As bubbles says - If you want the crema on the top, put your hot water from the kettle in your mug first, then pull the espresso on top of it. It's a subtle but noticeable distinction that separates an Americano from a long black. Good luck.

___

Eat, drink and be merry


----------



## cinnamonswirls (Oct 23, 2018)

DavecUK said:


> When you press for 2 long coffees does it just shoot more water through the same beans?


I am not too sure about this. I press for 2 long coffees the machine grinds the beans and then both coffees come out at the same time.....Im presuming you are right and it is using the same beans with extra water? Its not great


----------



## cinnamonswirls (Oct 23, 2018)

Pablosammy said:


> I struggled with a Delonghi B2C for years, and there is no substitute for the controls of a real machine. A Gaggia Classic and some time learning how to use it will see you quickly leave the Delonghi in the dust.

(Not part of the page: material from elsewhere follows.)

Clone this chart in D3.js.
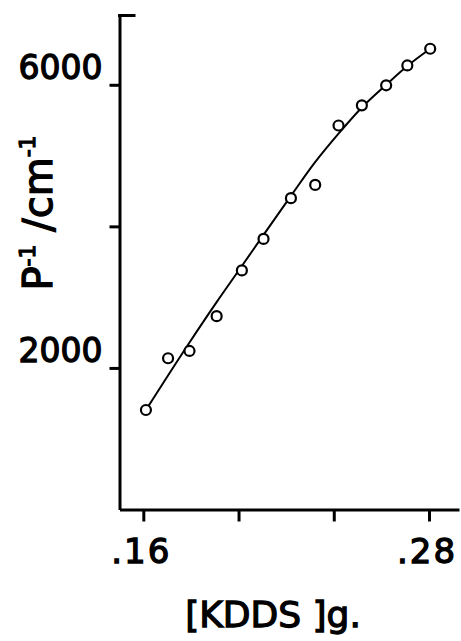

I might just return this machine and get a better one then as I am not really liking it so far


----------



## cinnamonswirls (Oct 23, 2018)

Guys thank you for all the advice much appreciated....I am now considering returning this machine while I still can and purchasing a better one so I can really enjoy my coffees


----------



## hotmetal (Oct 31, 2013)

Yes, may be best if that is an option. I think the reality of espresso is that it requires manual input. Pretty much anything that just requires beans, water and electricity in: push button and coffee comes out is never going to cut it if you are comparing with espresso from a pro barista or an enthusiast with manual gear. Otherwise we'd all have one - some of us like the ritual, the hands-on, the input and satisfaction, but a lot of us would also buy a machine that guaranteed coffee as good or better for less effort. Such a machine doesn't really exist (unless you maybe ram raid Tesco's and nick their Costa Express booth... and even then, hmm, it still probably won't hit the spot.

___

Eat, drink and be merry


----------



## coffeek (Oct 29, 2018)

Today I learned! thank you


----------